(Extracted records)
◇ ◇ ◇ ◇ ◇ ◇ ◇

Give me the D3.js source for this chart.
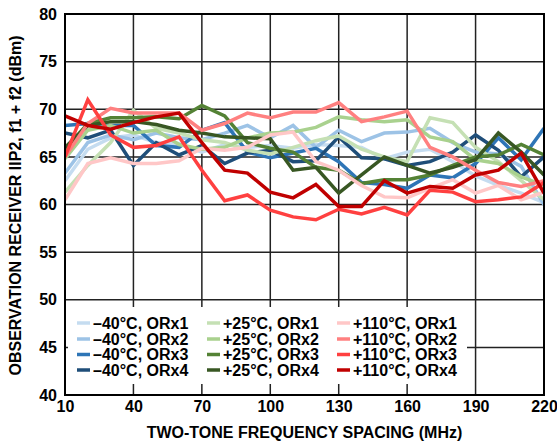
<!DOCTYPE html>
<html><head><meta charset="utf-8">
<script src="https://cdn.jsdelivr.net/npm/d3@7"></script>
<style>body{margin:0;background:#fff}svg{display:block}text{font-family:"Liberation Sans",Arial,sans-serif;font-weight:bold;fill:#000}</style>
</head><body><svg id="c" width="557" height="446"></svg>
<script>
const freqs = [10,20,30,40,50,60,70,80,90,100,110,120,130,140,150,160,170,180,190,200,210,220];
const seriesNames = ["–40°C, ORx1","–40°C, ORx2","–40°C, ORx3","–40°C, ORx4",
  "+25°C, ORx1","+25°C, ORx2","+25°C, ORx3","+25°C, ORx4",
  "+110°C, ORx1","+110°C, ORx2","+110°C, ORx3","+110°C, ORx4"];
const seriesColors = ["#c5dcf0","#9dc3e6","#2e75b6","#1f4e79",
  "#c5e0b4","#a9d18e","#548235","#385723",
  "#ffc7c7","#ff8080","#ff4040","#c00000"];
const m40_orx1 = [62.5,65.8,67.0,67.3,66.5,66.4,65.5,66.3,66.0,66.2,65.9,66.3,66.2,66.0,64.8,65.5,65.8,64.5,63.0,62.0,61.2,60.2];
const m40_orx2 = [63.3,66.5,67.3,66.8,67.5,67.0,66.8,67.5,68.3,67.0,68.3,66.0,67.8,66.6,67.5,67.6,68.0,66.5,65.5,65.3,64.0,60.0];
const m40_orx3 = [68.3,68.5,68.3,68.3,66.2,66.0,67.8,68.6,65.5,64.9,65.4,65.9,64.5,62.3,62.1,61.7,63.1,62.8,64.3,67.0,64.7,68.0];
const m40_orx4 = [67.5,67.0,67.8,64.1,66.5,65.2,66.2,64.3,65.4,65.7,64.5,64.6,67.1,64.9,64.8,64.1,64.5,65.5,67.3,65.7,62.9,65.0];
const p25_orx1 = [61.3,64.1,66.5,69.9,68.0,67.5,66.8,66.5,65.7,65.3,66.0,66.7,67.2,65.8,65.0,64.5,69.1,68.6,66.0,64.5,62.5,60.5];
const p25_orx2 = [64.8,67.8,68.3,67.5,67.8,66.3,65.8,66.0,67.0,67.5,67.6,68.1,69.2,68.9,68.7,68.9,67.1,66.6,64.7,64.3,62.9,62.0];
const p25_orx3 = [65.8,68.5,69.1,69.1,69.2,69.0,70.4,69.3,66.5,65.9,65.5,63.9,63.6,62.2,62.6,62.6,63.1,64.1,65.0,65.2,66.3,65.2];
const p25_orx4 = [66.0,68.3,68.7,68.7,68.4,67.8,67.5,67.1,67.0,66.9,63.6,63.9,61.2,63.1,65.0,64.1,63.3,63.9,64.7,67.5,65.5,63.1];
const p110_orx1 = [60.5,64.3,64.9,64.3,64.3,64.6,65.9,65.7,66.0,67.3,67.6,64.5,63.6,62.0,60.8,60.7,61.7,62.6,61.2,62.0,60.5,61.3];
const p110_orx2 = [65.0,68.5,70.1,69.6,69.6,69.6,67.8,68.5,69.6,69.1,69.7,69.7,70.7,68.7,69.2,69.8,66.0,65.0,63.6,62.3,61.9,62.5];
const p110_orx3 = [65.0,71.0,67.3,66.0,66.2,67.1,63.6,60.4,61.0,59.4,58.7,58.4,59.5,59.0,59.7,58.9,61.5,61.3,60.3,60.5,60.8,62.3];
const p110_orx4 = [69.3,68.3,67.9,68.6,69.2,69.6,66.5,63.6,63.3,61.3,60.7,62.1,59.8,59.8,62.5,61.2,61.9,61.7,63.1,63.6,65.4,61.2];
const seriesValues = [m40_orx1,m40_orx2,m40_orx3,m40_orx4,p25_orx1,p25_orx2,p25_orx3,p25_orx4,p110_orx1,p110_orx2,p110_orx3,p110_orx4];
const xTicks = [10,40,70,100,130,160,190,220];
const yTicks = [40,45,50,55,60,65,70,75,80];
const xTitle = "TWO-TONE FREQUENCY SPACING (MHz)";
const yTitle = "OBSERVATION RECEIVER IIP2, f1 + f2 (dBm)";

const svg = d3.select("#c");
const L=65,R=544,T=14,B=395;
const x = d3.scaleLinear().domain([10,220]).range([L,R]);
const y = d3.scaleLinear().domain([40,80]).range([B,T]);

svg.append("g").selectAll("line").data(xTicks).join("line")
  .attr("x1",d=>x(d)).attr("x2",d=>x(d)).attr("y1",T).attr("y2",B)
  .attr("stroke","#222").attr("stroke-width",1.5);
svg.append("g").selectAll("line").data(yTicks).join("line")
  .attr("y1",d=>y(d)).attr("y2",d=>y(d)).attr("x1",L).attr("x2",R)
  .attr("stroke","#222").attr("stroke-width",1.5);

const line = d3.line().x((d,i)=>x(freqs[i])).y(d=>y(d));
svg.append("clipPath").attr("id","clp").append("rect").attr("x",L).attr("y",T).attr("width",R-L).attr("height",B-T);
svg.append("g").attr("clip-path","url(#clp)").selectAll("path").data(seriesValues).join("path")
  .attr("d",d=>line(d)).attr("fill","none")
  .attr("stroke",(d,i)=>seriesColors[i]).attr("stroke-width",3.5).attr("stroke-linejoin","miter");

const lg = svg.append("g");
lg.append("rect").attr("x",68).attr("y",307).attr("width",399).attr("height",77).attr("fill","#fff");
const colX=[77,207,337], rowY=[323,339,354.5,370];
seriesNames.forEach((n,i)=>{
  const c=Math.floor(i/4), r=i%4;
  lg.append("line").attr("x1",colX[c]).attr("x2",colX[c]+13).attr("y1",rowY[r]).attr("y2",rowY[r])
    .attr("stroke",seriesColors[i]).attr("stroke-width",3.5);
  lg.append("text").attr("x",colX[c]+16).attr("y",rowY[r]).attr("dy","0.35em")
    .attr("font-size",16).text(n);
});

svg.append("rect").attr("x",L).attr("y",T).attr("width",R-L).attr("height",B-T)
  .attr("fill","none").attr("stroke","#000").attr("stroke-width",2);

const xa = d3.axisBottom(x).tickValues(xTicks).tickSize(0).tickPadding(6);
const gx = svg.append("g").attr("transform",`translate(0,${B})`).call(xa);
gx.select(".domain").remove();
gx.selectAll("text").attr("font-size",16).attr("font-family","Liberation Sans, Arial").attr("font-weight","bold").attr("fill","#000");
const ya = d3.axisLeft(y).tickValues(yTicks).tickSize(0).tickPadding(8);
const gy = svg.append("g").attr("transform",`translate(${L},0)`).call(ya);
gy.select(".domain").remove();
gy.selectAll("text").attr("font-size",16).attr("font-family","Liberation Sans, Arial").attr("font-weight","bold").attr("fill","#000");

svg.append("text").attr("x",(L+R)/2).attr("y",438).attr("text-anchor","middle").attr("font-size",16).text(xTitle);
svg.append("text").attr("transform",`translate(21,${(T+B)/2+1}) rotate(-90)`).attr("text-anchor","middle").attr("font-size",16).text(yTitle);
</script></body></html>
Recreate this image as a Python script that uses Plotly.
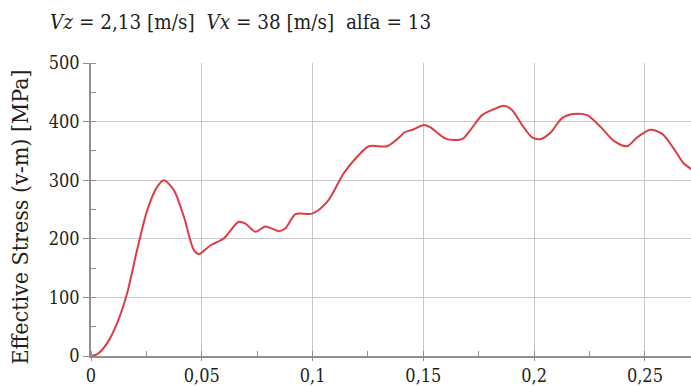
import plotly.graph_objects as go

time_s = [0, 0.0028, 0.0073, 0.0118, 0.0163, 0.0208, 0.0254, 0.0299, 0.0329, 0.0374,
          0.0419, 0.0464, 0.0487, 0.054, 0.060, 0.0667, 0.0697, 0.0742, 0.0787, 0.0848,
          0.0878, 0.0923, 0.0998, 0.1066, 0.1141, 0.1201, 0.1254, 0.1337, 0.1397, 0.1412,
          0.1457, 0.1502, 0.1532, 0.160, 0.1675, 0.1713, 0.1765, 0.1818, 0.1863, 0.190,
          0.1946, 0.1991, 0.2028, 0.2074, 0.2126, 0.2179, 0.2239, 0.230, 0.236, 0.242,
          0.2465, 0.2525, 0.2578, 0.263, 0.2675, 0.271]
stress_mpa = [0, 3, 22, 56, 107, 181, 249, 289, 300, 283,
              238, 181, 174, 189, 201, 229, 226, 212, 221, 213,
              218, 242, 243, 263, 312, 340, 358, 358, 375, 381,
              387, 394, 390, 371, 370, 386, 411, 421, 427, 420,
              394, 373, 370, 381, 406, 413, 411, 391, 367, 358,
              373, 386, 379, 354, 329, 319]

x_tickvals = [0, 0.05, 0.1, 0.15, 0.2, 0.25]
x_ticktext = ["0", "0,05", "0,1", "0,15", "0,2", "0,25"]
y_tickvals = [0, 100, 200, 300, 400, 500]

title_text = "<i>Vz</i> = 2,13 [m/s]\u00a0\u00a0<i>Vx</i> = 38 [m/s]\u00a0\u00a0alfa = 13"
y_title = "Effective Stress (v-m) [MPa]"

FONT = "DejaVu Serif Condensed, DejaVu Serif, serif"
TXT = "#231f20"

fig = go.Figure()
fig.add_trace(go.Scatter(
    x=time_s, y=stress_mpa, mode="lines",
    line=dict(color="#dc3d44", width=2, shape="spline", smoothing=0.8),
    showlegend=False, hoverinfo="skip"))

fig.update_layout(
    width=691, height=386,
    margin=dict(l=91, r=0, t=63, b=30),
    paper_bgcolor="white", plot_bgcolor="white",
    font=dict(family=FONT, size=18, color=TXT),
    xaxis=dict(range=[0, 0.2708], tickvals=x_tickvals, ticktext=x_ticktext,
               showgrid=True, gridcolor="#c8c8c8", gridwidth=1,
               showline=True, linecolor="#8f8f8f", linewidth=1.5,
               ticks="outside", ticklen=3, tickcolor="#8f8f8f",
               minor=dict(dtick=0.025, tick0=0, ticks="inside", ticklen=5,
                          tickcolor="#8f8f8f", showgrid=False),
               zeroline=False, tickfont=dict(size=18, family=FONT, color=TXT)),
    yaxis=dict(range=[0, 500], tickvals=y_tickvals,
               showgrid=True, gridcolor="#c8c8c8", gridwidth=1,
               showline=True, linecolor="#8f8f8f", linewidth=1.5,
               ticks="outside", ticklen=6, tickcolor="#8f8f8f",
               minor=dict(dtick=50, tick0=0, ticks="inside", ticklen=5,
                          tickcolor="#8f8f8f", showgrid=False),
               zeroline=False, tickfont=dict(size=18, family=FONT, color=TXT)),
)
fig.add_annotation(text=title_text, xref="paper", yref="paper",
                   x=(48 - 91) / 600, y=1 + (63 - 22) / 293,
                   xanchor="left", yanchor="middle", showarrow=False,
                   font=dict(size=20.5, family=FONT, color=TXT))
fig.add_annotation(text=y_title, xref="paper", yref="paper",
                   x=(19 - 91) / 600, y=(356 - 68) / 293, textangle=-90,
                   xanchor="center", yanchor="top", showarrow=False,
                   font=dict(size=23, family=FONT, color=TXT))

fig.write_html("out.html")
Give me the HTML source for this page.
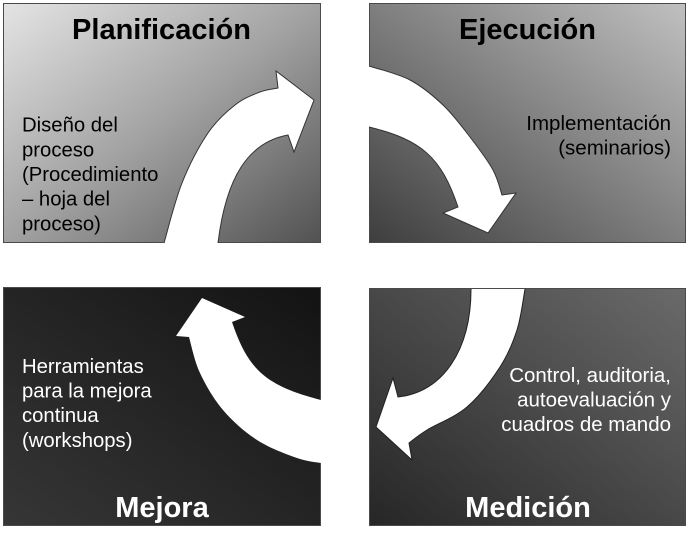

◇ ◇ ◇ ◇ ◇ ◇ ◇

TO BE DONE: Find out how many lines in the listing contain the string "this". Give the number alone.

SOLUTION TO THE EXERCISE: 3